Boitempo lança novo romance de Ivone Benedetti: Cabo de Guerra
História invoca fantasmas da sociedade brasileira: os dois polos da ditadura militar
Na diminuta estante da ficção ambientada nos anos de chumbo, Cabo de guerra destaca-se por erigir em personagem central um “cachorro”. Assim era designado pela repressão o militante da luta armada que, traindo seus companheiros, punha-se a seu serviço como espião. Simulando uma fuga da prisão, ou outro truque qualquer, o cachorro retornava a sua organização para coletar informações que passava a seu controlador. Poucas expressões do jargão da ditadura foram tão pertinentes quanto esta, de duplo sentido, exprimindo ao mesmo tempo subserviência canina e baixeza de caráter.

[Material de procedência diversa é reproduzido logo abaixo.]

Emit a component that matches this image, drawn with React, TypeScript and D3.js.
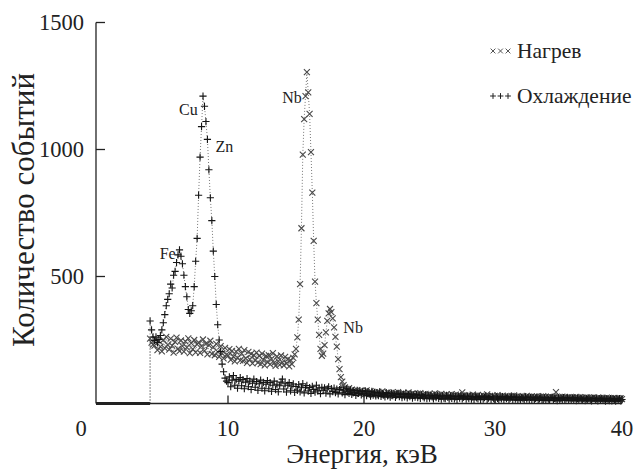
import { useEffect, useRef } from "react";
import * as d3 from "d3";

// energy grid: channels every 0.1 keV starting at 4.7 keV
const energyStart = 4.7;
const energyStep = 0.1;

const xTicks = [0, 10, 20, 30, 40];
const yTicks = [500, 1000, 1500];

// Нагрев (heating), counts per channel
const heatCounts = [
  255, 240, 232,
  228, 252, 210, 246, 224, 205, 250, 218, 262, 231,
  212, 255, 228, 200, 243, 259, 215, 206, 248, 226,
  204, 245, 221, 256, 198, 238, 214, 250, 201, 233,
  241, 199, 226, 252, 207, 236, 193, 230, 247, 195,
  222, 190, 235, 203, 184, 226, 197, 178, 219, 192,
  188, 214, 172, 207, 185, 166, 204, 180, 215, 170,
  196, 168, 210, 178, 160, 203, 174, 195, 158, 190,
  170, 200, 161, 188, 155, 196, 172, 150, 187, 163,
  190, 154, 176, 198, 160, 148, 185, 167, 152, 189,
  162, 150, 184, 158, 175, 146, 171, 155, 180, 193,
  215, 260, 330, 470, 690, 980, 1120, 1210, 1305, 1225,
  1140, 990, 830, 640, 480, 395, 330, 270, 215, 188,
  196, 230, 280, 325, 355, 372, 360, 335, 300, 262,
  224, 175, 135, 104, 86, 72, 63, 58, 52, 60,
  48, 55, 44, 51, 40, 53, 46, 38, 50, 43,
  47, 39, 52, 41, 36, 49, 44, 34, 45, 40,
  37, 46, 33, 42, 48, 35, 40, 31, 44, 38,
  34, 43, 37, 30, 41, 36, 45, 32, 39, 35,
  42, 31, 38, 33, 44, 29, 37, 40, 32, 36,
  30, 39, 34, 41, 28, 36, 33, 38, 27, 35,
  37, 29, 34, 31, 40, 30, 35, 26, 33, 38,
  28, 34, 31, 36, 27, 33, 30, 37, 25, 32,
  35, 29, 33, 26, 31, 44, 28, 32, 24, 30,
  33, 27, 30, 35, 25, 31, 28, 34, 26, 29,
  24, 32, 28, 30, 36, 26, 29, 23, 31, 27,
  30, 25, 33, 27, 29, 24, 31, 26, 28, 22,
  29, 26, 23, 30, 27, 32, 24, 28, 25, 21,
  27, 24, 29, 22, 26, 30, 23, 27, 25, 28,
  22, 26, 24, 28, 21, 25, 27, 23, 29, 24,
  26, 22, 25, 20, 27, 24, 22, 26, 45, 19,
  25, 21, 24, 27, 22, 26, 23, 20, 25, 22,
  21, 24, 19, 23, 26, 20, 22, 25, 18, 23,
  22, 19, 24, 21, 17, 23, 20, 22, 24, 18,
  20, 23, 18, 21, 19, 22, 17, 20, 23, 19,
  18, 21, 16, 20, 22, 17, 19, 21, 18, 20,
  17,
];

// Охлаждение (cooling), counts per channel
const coolCounts = [
  325, 290, 262,
  248, 262, 240, 252, 268, 290, 318, 350, 385, 410,
  432, 470, 455, 505, 520, 555, 585, 605, 580, 550,
  505, 460, 420, 370, 355, 365, 385, 460, 560, 650,
  820, 970, 1090, 1210, 1170, 1110, 1040, 920, 810, 720,
  600, 500, 390, 310, 250, 205, 155, 125, 100, 88,
  82, 105, 66, 92, 110, 72, 95, 60, 88, 102,
  70, 94, 58, 84, 98, 66, 88, 55, 80, 96,
  64, 86, 52, 78, 92, 60, 83, 50, 76, 90,
  58, 82, 48, 72, 88, 55, 76, 46, 70, 84,
  96, 57, 78, 45, 72, 82, 50, 68, 77, 44,
  67, 52, 74, 46, 64, 78, 42, 62, 71, 49,
  63, 40, 68, 55, 45, 72, 50, 61, 39, 64,
  52, 62, 41, 58, 66, 38, 59, 47, 61, 43,
  57, 38, 55, 62, 42, 53, 35, 58, 46, 40,
  54, 36, 51, 44, 32, 52, 40, 49, 34, 48,
  38, 50, 31, 46, 37, 29, 48, 33, 44, 30,
  42, 31, 45, 28, 40, 35, 26, 43, 30, 39,
  25, 41, 31, 38, 24, 36, 40, 27, 37, 23,
  35, 26, 39, 22, 34, 27, 37, 21, 33, 25,
  36, 23, 32, 20, 34, 27, 22, 33, 19, 31,
  21, 32, 26, 18, 30, 23, 33, 20, 28, 17,
  30, 21, 19, 31, 24, 17, 29, 20, 28, 18,
  27, 16, 28, 21, 30, 18, 25, 29, 17, 27,
  19, 28, 17, 26, 15, 27, 22, 18, 28, 16,
  26, 17, 23, 29, 16, 21, 27, 15, 25, 19,
  16, 26, 20, 14, 25, 18, 27, 15, 24, 19,
  25, 15, 21, 26, 14, 24, 17, 25, 13, 22,
  15, 24, 19, 13, 25, 17, 23, 14, 24, 16,
  23, 14, 20, 25, 13, 18, 24, 16, 12, 22,
  14, 23, 17, 12, 22, 24, 13, 20, 18, 11,
  22, 13, 20, 15, 23, 12, 18, 22, 13, 21,
  12, 21, 16, 22, 11, 19, 14, 21, 17, 12,
  20, 11, 18, 15, 21, 13, 10, 19, 20, 12,
  18, 10, 19, 14, 20, 12, 17, 9, 19, 14,
  11, 19, 10, 18, 15, 9, 18, 12, 19, 10,
  16,
];

const peakLabels = [
  { text: "Fe", e: 5.9, c: 570 },
  { text: "Cu", e: 7.3, c: 1136 },
  { text: "Zn", e: 9.76, c: 990 },
  { text: "Nb", e: 14.7, c: 1183 },
  { text: "Nb", e: 19.2, c: 277 },
];

const legendItems = [
  { label: "Нагрев", kind: "x" },
  { label: "Охлаждение", kind: "+" },
];

const font = "Liberation Serif, Tinos, Times New Roman, DejaVu Serif, serif";

const markPath = (kind, r) =>
  kind === "x"
    ? `M${-r},${-r}L${r},${r}M${-r},${r}L${r},${-r}`
    : `M${-r},0H${r}M0,${-r}V${r}`;

const Chart = () => {
  const svgRef = useRef(null);

  useEffect(() => {
    const svg = d3.select(svgRef.current);
    svg.selectAll("*").remove();

    // the printed energy axis is not evenly spaced, so map tick by tick
    const x = d3.scaleLinear().domain(xTicks).range([81, 228, 364, 495, 622]);
    const y = d3.scaleLinear().domain([0, 1500]).range([403.5, 22.5]);
    const axisStart = 1.02;

    const toPoints = (counts) =>
      counts.map((c, i) => ({ e: energyStart + energyStep * i, c }));

    const series = [
      { name: "heat", kind: "x", pts: toPoints(heatCounts), color: "#4a4a4a", r: 3 },
      { name: "cool", kind: "+", pts: toPoints(coolCounts), color: "#151515", r: 3.6 },
    ];

    const line = d3.line().x((d) => x(d.e)).y((d) => y(d.c));

    // zero counts before the spectrum starts
    svg.append("line")
      .attr("x1", x(axisStart)).attr("x2", x(energyStart))
      .attr("y1", y(0)).attr("y2", y(0))
      .attr("stroke", "#222").attr("stroke-width", 3);

    series.forEach((s) => {
      svg.append("path")
        .attr("d", line([{ e: energyStart, c: 0 }, ...s.pts]))
        .attr("fill", "none")
        .attr("stroke", "#555")
        .attr("stroke-width", 0.8)
        .attr("stroke-dasharray", "1,2");
    });

    series.forEach((s) => {
      svg.append("g")
        .selectAll("path")
        .data(s.pts)
        .enter()
        .append("path")
        .attr("transform", (d) => `translate(${x(d.e)},${y(d.c)})`)
        .attr("d", markPath(s.kind, s.r))
        .attr("fill", "none")
        .attr("stroke", s.color)
        .attr("stroke-width", 1.1);
    });

    // axes
    const axis = svg.append("g").attr("stroke", "#222").attr("stroke-width", 1.3);
    axis.append("line")
      .attr("x1", x(axisStart)).attr("x2", x(40))
      .attr("y1", y(0)).attr("y2", y(0));
    axis.append("line")
      .attr("x1", x(axisStart)).attr("x2", x(axisStart))
      .attr("y1", y(0)).attr("y2", y(1500));
    axis.selectAll(".ytick")
      .data(yTicks)
      .enter()
      .append("line")
      .attr("x1", x(axisStart)).attr("x2", x(axisStart) + 9)
      .attr("y1", (d) => y(d)).attr("y2", (d) => y(d));
    axis.selectAll(".xtick")
      .data(xTicks.filter((d) => d > axisStart))
      .enter()
      .append("line")
      .attr("x1", (d) => x(d)).attr("x2", (d) => x(d))
      .attr("y1", y(0)).attr("y2", y(0) - 8);

    svg.append("g")
      .selectAll("text")
      .data(yTicks)
      .enter()
      .append("text")
      .attr("x", 84)
      .attr("y", (d) => y(d) + 7)
      .attr("text-anchor", "end")
      .attr("font-family", font)
      .attr("font-size", 22.5)
      .attr("fill", "#222")
      .text((d) => d);

    svg.append("g")
      .selectAll("text")
      .data(xTicks)
      .enter()
      .append("text")
      .attr("x", (d) => x(d))
      .attr("y", 436)
      .attr("text-anchor", "middle")
      .attr("font-family", font)
      .attr("font-size", 22.5)
      .attr("fill", "#222")
      .text((d) => d);

    svg.append("text")
      .attr("x", 362)
      .attr("y", 463)
      .attr("text-anchor", "middle")
      .attr("font-family", font)
      .attr("font-size", 27)
      .attr("fill", "#222")
      .text("Энергия, кэВ");

    svg.append("text")
      .attr("transform", "translate(34,210) rotate(-90)")
      .attr("text-anchor", "middle")
      .attr("font-family", font)
      .attr("font-size", 31)
      .attr("fill", "#222")
      .text("Количество событий");

    // element labels
    svg.append("g")
      .selectAll("text")
      .data(peakLabels)
      .enter()
      .append("text")
      .attr("x", (d) => x(d.e))
      .attr("y", (d) => y(d.c))
      .attr("text-anchor", "middle")
      .attr("font-family", font)
      .attr("font-size", 16)
      .attr("fill", "#222")
      .text((d) => d.text);

    // legend
    const legend = svg.append("g").attr("transform", "translate(493,51)");
    legendItems.forEach((item, i) => {
      const row = legend.append("g").attr("transform", `translate(0,${i * 45})`);
      [0, 1, 2].forEach((k) => {
        row.append("path")
          .attr("transform", `translate(${k * 7.5},0)`)
          .attr("d", markPath(item.kind, item.kind === "x" ? 2.4 : 2.9))
          .attr("fill", "none")
          .attr("stroke", item.kind === "x" ? "#555" : "#222")
          .attr("stroke-width", 1);
      });
      row.append("text")
        .attr("x", 24)
        .attr("y", 7)
        .attr("font-family", font)
        .attr("font-size", 21.5)
        .attr("fill", "#222")
        .text(item.label);
    });
  }, []);

  return <svg ref={svgRef} width={638} height={469} style={{ position: "absolute", left: 0, top: 0, background: "#fff" }}></svg>;
};

export default function App() {
  return <Chart />;
}
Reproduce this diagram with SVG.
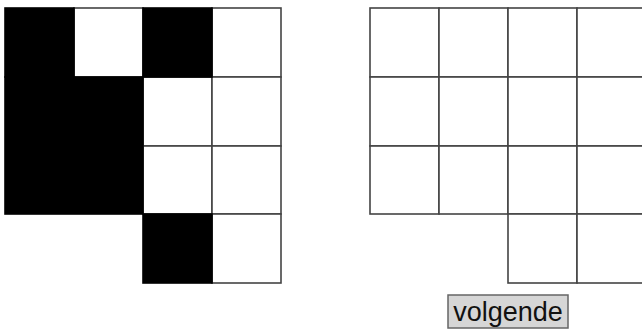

A formação de um cachorro, seu treinamento e sua reintrodução na organização de origem já como agente, tornou-se uma das mais sofisticadas operações dos órgãos de repressão, o polo oposto da sanguinária tortura. Infiltrados em quase todas as organizações clandestinas, os “cachorros” desempenhariam papel crucial na liquidação final dos militantes dessas organizações, decidida pelos militares a partir de 1973, ao se vislumbrar no horizonte o fim da ditadura. Liquidar de vez os militantes passa a ser a prioridade da repressão, ainda que às custas de expor a identidade dos seus “cachorros”. A forma utilizada foi a do “desaparecimento”. Os militantes eram sequestrados e assassinados à margem do sistema legal de repressão, e seus corpos dispostos de modo tal que jamais fossem encontrados.
O “cachorro” de Cabo de guerra é um tipo medíocre, que se deixa levar por qualquer um. Um pobre de espírito e um fraco de caráter. É mais por acaso do que por convicção que ele chega à luta armada e também por acaso se torna informante das forças de repressão. Nem foi preciso torturá-lo. A história é narrada em primeira pessoa por ele próprio, que intercala aos episódios da trama central, recordações de uma infância traumática, na qual testemunhou a morte violenta do pai. Sofre, por isso, surtos alucinatórios.
O título remete à disputa que se deveria dar na mente de um “cachorro” entre a força maligna que o leva à traição, alimentada basicamente pelo oportunismo e o instinto de sobrevivência, e uma suposta força contrária oriunda do impedimento moral de todo humano à traição e à desonra, mas quase inexistente no sinistro personagem deste Cabo de guerra e obviamente derrotada.
No final da década de 1960, um rapaz deixa o aconchego da casa materna na Bahia para tentar a sorte em São Paulo. Em meio à efervescência política da época, que não fazia parte de seus planos, ele flerta com a militância de esquerda, vai parar nos porões da ditadura e muda radicalmente de rumo, selando não apenas seu destino, mas o de muitos de seus ex-companheiros.
Quarenta anos depois, ainda é difícil o balanço: como decidir entre dois lados, dois polos, duas pontas do cabo de guerra que lhe ofertaram? E, entre as visões fantasmagóricas que o assaltam desde criança e a realidade que ele acredita enxergar, esse protagonista com vocação para coadjuvante se entrega durante três dias a um estranho acerto de contas com a própria existência. Assistido por uma irmã devota e rodeado por uma série de personagens emersos de páginas infelizes, ele chafurda numa ferida eternamente aberta na história do país.
Narradora talentosa, Ivone Benedetti tem pleno domínio da construção do romance. Num texto em que nenhum elemento aparece por acaso e no qual, a cada leitura, uma nova referência se revela, o leitor se vê completamente envolvido pela história de um protagonista desprovido de paixões, dono de uma biografia banal e indiferente à polarização política que tanto marcou a década de 1970 no Brasil. Essa figura anônima será, nessa ficção histórica, peça fundamental no desfecho de um trágico enredo.
Neste Cabo de guerra, são inúmeras e incômodas as pontes lançadas entre passado e presente, entre realidade e invenção. Para mencionar apenas uma, a abordagem do ato de delação política não poderia ser mais instigante para a reflexão sobre o Brasil contemporâneo.